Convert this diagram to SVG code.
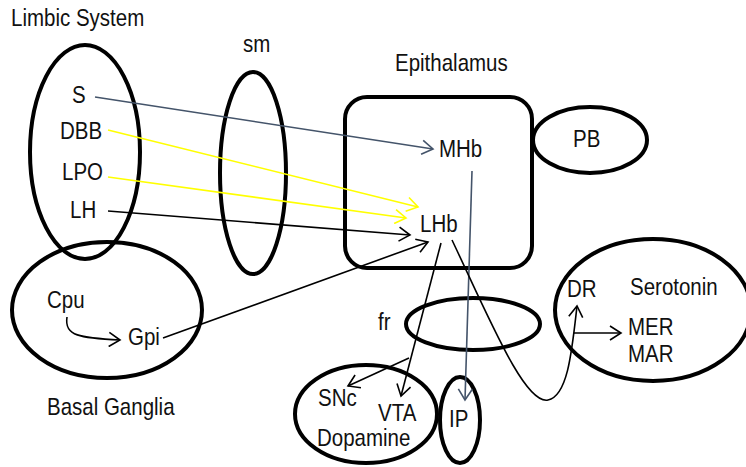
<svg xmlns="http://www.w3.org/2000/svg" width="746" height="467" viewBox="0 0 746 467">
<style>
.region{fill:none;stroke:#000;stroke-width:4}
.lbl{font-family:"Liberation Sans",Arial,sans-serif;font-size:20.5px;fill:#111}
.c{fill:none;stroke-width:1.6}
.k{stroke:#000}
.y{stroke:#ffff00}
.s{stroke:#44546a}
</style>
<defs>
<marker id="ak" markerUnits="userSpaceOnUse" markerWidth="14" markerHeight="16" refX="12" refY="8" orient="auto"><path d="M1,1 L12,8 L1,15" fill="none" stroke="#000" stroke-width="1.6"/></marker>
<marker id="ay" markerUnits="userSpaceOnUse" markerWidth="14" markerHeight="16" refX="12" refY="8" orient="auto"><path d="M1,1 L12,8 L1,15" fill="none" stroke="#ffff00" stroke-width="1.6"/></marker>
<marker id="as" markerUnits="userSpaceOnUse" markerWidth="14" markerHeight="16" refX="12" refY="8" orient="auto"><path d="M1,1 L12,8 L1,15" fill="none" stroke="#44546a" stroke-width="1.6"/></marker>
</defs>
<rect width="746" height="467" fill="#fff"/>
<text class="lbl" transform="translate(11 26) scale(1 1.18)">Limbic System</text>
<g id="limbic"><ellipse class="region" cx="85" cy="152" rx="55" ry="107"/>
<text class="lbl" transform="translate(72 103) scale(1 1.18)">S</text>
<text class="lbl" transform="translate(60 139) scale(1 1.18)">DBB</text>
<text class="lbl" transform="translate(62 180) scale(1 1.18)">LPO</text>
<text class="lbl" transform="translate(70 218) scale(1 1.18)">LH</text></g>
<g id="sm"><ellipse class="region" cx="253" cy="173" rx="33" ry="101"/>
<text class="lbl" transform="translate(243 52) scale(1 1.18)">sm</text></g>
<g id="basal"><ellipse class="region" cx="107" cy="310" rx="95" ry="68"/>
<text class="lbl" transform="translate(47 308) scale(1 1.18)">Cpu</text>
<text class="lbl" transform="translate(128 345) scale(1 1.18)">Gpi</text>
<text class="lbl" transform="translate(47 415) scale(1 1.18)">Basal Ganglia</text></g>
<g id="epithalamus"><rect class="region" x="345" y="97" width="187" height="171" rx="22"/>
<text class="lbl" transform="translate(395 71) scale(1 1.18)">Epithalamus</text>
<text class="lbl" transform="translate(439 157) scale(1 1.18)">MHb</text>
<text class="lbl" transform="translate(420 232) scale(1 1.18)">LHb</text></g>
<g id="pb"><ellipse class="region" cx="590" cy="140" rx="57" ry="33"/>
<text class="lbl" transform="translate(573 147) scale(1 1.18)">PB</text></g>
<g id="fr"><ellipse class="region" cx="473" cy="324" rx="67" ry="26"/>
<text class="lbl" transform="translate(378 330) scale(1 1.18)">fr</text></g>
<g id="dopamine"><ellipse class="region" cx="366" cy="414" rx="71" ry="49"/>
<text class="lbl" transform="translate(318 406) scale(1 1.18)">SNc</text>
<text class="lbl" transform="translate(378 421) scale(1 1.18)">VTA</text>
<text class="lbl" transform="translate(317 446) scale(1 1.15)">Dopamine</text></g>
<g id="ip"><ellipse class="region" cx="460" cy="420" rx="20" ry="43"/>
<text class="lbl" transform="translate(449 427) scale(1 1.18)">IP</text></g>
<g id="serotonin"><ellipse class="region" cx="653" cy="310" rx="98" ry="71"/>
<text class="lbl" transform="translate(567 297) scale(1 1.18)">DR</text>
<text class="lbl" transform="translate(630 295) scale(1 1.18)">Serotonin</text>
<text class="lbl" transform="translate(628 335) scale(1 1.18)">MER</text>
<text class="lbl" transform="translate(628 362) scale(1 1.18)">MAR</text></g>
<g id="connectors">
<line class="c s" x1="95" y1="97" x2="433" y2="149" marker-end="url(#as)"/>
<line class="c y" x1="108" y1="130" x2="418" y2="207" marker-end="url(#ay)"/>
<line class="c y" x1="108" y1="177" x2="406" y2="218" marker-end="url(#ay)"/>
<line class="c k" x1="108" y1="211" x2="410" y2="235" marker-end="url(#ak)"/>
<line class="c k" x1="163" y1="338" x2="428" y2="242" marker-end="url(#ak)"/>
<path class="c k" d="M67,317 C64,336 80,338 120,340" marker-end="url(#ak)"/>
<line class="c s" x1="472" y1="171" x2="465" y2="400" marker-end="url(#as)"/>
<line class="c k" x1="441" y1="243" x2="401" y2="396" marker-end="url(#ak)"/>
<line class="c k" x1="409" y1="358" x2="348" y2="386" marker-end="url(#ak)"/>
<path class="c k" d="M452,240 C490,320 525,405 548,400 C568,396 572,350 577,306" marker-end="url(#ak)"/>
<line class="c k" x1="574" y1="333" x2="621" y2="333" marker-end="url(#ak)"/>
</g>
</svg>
***
• [Aim] Every line of the data above should be quoted exactly. Omit the pictures.

• [The result]
Convert this diagram to SVG code.
<svg xmlns="http://www.w3.org/2000/svg" width="746" height="467" viewBox="0 0 746 467">
<style>
.region{fill:none;stroke:#000;stroke-width:4}
.lbl{font-family:"Liberation Sans",Arial,sans-serif;font-size:20.5px;fill:#111}
.c{fill:none;stroke-width:1.6}
.k{stroke:#000}
.y{stroke:#ffff00}
.s{stroke:#44546a}
</style>
<defs>
<marker id="ak" markerUnits="userSpaceOnUse" markerWidth="14" markerHeight="16" refX="12" refY="8" orient="auto"><path d="M1,1 L12,8 L1,15" fill="none" stroke="#000" stroke-width="1.6"/></marker>
<marker id="ay" markerUnits="userSpaceOnUse" markerWidth="14" markerHeight="16" refX="12" refY="8" orient="auto"><path d="M1,1 L12,8 L1,15" fill="none" stroke="#ffff00" stroke-width="1.6"/></marker>
<marker id="as" markerUnits="userSpaceOnUse" markerWidth="14" markerHeight="16" refX="12" refY="8" orient="auto"><path d="M1,1 L12,8 L1,15" fill="none" stroke="#44546a" stroke-width="1.6"/></marker>
</defs>
<rect width="746" height="467" fill="#fff"/>
<text class="lbl" transform="translate(11 26) scale(1 1.18)">Limbic System</text>
<g id="limbic"><ellipse class="region" cx="85" cy="152" rx="55" ry="107"/>
<text class="lbl" transform="translate(72 103) scale(1 1.18)">S</text>
<text class="lbl" transform="translate(60 139) scale(1 1.18)">DBB</text>
<text class="lbl" transform="translate(62 180) scale(1 1.18)">LPO</text>
<text class="lbl" transform="translate(70 218) scale(1 1.18)">LH</text></g>
<g id="sm"><ellipse class="region" cx="253" cy="173" rx="33" ry="101"/>
<text class="lbl" transform="translate(243 52) scale(1 1.18)">sm</text></g>
<g id="basal"><ellipse class="region" cx="107" cy="310" rx="95" ry="68"/>
<text class="lbl" transform="translate(47 308) scale(1 1.18)">Cpu</text>
<text class="lbl" transform="translate(128 345) scale(1 1.18)">Gpi</text>
<text class="lbl" transform="translate(47 415) scale(1 1.18)">Basal Ganglia</text></g>
<g id="epithalamus"><rect class="region" x="345" y="97" width="187" height="171" rx="22"/>
<text class="lbl" transform="translate(395 71) scale(1 1.18)">Epithalamus</text>
<text class="lbl" transform="translate(439 157) scale(1 1.18)">MHb</text>
<text class="lbl" transform="translate(420 232) scale(1 1.18)">LHb</text></g>
<g id="pb"><ellipse class="region" cx="590" cy="140" rx="57" ry="33"/>
<text class="lbl" transform="translate(573 147) scale(1 1.18)">PB</text></g>
<g id="fr"><ellipse class="region" cx="473" cy="324" rx="67" ry="26"/>
<text class="lbl" transform="translate(378 330) scale(1 1.18)">fr</text></g>
<g id="dopamine"><ellipse class="region" cx="366" cy="414" rx="71" ry="49"/>
<text class="lbl" transform="translate(318 406) scale(1 1.18)">SNc</text>
<text class="lbl" transform="translate(378 421) scale(1 1.18)">VTA</text>
<text class="lbl" transform="translate(317 446) scale(1 1.15)">Dopamine</text></g>
<g id="ip"><ellipse class="region" cx="460" cy="420" rx="20" ry="43"/>
<text class="lbl" transform="translate(449 427) scale(1 1.18)">IP</text></g>
<g id="serotonin"><ellipse class="region" cx="653" cy="310" rx="98" ry="71"/>
<text class="lbl" transform="translate(567 297) scale(1 1.18)">DR</text>
<text class="lbl" transform="translate(630 295) scale(1 1.18)">Serotonin</text>
<text class="lbl" transform="translate(628 335) scale(1 1.18)">MER</text>
<text class="lbl" transform="translate(628 362) scale(1 1.18)">MAR</text></g>
<g id="connectors">
<line class="c s" x1="95" y1="97" x2="433" y2="149" marker-end="url(#as)"/>
<line class="c y" x1="108" y1="130" x2="418" y2="207" marker-end="url(#ay)"/>
<line class="c y" x1="108" y1="177" x2="406" y2="218" marker-end="url(#ay)"/>
<line class="c k" x1="108" y1="211" x2="410" y2="235" marker-end="url(#ak)"/>
<line class="c k" x1="163" y1="338" x2="428" y2="242" marker-end="url(#ak)"/>
<path class="c k" d="M67,317 C64,336 80,338 120,340" marker-end="url(#ak)"/>
<line class="c s" x1="472" y1="171" x2="465" y2="400" marker-end="url(#as)"/>
<line class="c k" x1="441" y1="243" x2="401" y2="396" marker-end="url(#ak)"/>
<line class="c k" x1="409" y1="358" x2="348" y2="386" marker-end="url(#ak)"/>
<path class="c k" d="M452,240 C490,320 525,405 548,400 C568,396 572,350 577,306" marker-end="url(#ak)"/>
<line class="c k" x1="574" y1="333" x2="621" y2="333" marker-end="url(#ak)"/>
</g>
</svg>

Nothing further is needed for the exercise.